▸ Your goal
Print out every record exactly as it appears.

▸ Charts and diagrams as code
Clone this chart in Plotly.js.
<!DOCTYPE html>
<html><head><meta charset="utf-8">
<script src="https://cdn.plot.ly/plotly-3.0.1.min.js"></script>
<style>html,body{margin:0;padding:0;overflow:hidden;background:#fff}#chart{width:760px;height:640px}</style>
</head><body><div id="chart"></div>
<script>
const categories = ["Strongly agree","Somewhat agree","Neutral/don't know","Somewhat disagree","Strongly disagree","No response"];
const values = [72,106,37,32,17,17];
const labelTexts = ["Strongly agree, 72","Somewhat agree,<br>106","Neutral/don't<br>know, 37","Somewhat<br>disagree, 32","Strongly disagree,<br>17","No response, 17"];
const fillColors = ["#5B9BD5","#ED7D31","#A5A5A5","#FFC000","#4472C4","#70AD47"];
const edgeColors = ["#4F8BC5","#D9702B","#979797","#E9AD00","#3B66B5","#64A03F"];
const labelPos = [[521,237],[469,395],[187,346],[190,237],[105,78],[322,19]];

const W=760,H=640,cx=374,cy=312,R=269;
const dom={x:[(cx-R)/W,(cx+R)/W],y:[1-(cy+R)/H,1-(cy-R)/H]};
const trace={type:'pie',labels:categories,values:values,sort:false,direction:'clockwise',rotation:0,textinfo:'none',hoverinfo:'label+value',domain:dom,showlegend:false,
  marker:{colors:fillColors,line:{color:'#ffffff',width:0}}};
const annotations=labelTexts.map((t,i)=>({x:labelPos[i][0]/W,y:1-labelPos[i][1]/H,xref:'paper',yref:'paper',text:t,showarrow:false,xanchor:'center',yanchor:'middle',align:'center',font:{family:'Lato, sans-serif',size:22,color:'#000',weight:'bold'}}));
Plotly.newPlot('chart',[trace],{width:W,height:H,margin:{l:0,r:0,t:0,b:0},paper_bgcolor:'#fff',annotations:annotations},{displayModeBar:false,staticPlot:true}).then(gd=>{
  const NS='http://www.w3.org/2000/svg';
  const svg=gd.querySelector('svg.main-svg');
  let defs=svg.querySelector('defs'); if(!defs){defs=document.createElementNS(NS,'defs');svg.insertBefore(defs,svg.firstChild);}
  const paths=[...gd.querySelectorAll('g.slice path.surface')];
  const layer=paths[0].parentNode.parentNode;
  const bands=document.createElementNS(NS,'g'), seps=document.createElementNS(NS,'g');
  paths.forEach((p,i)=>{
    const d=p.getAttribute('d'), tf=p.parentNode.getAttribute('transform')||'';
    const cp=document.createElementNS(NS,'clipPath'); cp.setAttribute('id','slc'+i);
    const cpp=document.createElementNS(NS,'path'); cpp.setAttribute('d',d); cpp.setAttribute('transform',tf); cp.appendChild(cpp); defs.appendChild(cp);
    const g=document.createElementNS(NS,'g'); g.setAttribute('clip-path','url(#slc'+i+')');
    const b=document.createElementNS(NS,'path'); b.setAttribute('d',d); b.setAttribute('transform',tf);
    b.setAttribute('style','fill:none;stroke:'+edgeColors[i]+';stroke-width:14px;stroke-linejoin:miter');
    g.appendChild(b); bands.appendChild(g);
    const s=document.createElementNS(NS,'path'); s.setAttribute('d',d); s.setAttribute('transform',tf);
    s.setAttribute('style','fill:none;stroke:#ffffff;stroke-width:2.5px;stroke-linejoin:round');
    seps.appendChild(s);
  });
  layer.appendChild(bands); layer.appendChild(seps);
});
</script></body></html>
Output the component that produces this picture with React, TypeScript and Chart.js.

▸ Exercise result
Clone this chart in Plotly.js.
<!DOCTYPE html>
<html><head><meta charset="utf-8">
<script src="https://cdn.plot.ly/plotly-3.0.1.min.js"></script>
<style>html,body{margin:0;padding:0;overflow:hidden;background:#fff}#chart{width:760px;height:640px}</style>
</head><body><div id="chart"></div>
<script>
const categories = ["Strongly agree","Somewhat agree","Neutral/don't know","Somewhat disagree","Strongly disagree","No response"];
const values = [72,106,37,32,17,17];
const labelTexts = ["Strongly agree, 72","Somewhat agree,<br>106","Neutral/don't<br>know, 37","Somewhat<br>disagree, 32","Strongly disagree,<br>17","No response, 17"];
const fillColors = ["#5B9BD5","#ED7D31","#A5A5A5","#FFC000","#4472C4","#70AD47"];
const edgeColors = ["#4F8BC5","#D9702B","#979797","#E9AD00","#3B66B5","#64A03F"];
const labelPos = [[521,237],[469,395],[187,346],[190,237],[105,78],[322,19]];

const W=760,H=640,cx=374,cy=312,R=269;
const dom={x:[(cx-R)/W,(cx+R)/W],y:[1-(cy+R)/H,1-(cy-R)/H]};
const trace={type:'pie',labels:categories,values:values,sort:false,direction:'clockwise',rotation:0,textinfo:'none',hoverinfo:'label+value',domain:dom,showlegend:false,
  marker:{colors:fillColors,line:{color:'#ffffff',width:0}}};
const annotations=labelTexts.map((t,i)=>({x:labelPos[i][0]/W,y:1-labelPos[i][1]/H,xref:'paper',yref:'paper',text:t,showarrow:false,xanchor:'center',yanchor:'middle',align:'center',font:{family:'Lato, sans-serif',size:22,color:'#000',weight:'bold'}}));
Plotly.newPlot('chart',[trace],{width:W,height:H,margin:{l:0,r:0,t:0,b:0},paper_bgcolor:'#fff',annotations:annotations},{displayModeBar:false,staticPlot:true}).then(gd=>{
  const NS='http://www.w3.org/2000/svg';
  const svg=gd.querySelector('svg.main-svg');
  let defs=svg.querySelector('defs'); if(!defs){defs=document.createElementNS(NS,'defs');svg.insertBefore(defs,svg.firstChild);}
  const paths=[...gd.querySelectorAll('g.slice path.surface')];
  const layer=paths[0].parentNode.parentNode;
  const bands=document.createElementNS(NS,'g'), seps=document.createElementNS(NS,'g');
  paths.forEach((p,i)=>{
    const d=p.getAttribute('d'), tf=p.parentNode.getAttribute('transform')||'';
    const cp=document.createElementNS(NS,'clipPath'); cp.setAttribute('id','slc'+i);
    const cpp=document.createElementNS(NS,'path'); cpp.setAttribute('d',d); cpp.setAttribute('transform',tf); cp.appendChild(cpp); defs.appendChild(cp);
    const g=document.createElementNS(NS,'g'); g.setAttribute('clip-path','url(#slc'+i+')');
    const b=document.createElementNS(NS,'path'); b.setAttribute('d',d); b.setAttribute('transform',tf);
    b.setAttribute('style','fill:none;stroke:'+edgeColors[i]+';stroke-width:14px;stroke-linejoin:miter');
    g.appendChild(b); bands.appendChild(g);
    const s=document.createElementNS(NS,'path'); s.setAttribute('d',d); s.setAttribute('transform',tf);
    s.setAttribute('style','fill:none;stroke:#ffffff;stroke-width:2.5px;stroke-linejoin:round');
    seps.appendChild(s);
  });
  layer.appendChild(bands); layer.appendChild(seps);
});
</script></body></html>
Output the component that produces this picture with React, TypeScript and Chart.js.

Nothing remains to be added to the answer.